Recently she asked the class to draw such simple symbols as a flag or a dove of peace. Soon the lesson had blossomed into a study of the parts of speech. "I also had them drawing pictures of figures of speech, like 'you drive me up the wall.' They loved it. After that they seemed ready for similes and metaphors." Becker grades themes and tests at home at least three days each week, two to five hours at a stint.
She earns about $18,000 a year, but the payoff, of course, is that she knows her teaching works. Says she: "Most teachers don't teach for money. They teach for that recognition they see and feel when a student learns something. I think most teachers do a terrific job."
Carolyn Kelly, 33, whispers to a visitor: "I love this." Kelly has just led a spirited senior class debate on the best interpretation of H.G. Wells' The Man Who Could Work Miracles. "I feel rejuvenated when a kid expresses something in a manner that for him is totally new, totally his own."
The seniors are Kelly's star pupils. She also teaches a basic English class and acts as coordinator of teacher advisers at the Rindge and Latin School in Cambridge, Mass. If need be she can reason with students from slum backgrounds in their own street-wise slang, and she spends a good deal of time trying to make students understand that public school is still a gateway to opportunity. Says she: "My goal is not just academic; it's teaching kids what it is to be a human being."

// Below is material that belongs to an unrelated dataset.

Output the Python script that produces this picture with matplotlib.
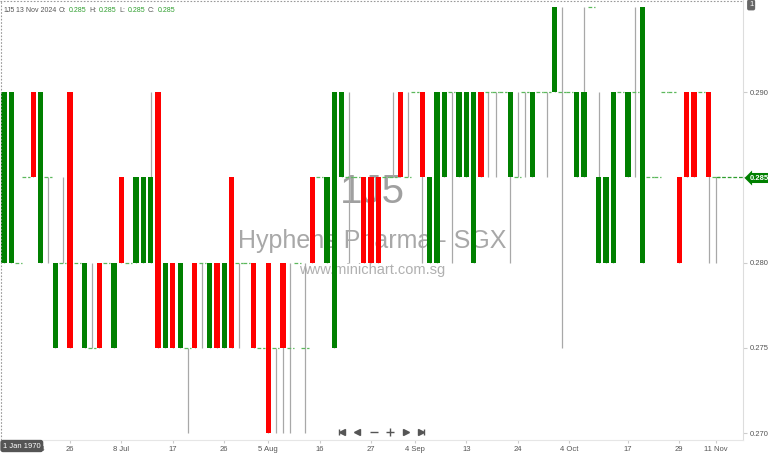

Like most teachers she decries the loss of public support for the profession. "It is vital that we all understand how things have changed: the role of the teacher, the school, the church, the family. It does no good to isolate schools as the culprit when there are social changes that affect other institutions as well. Until we all realize that education is a reciprocal thing, we won't have understood much at all."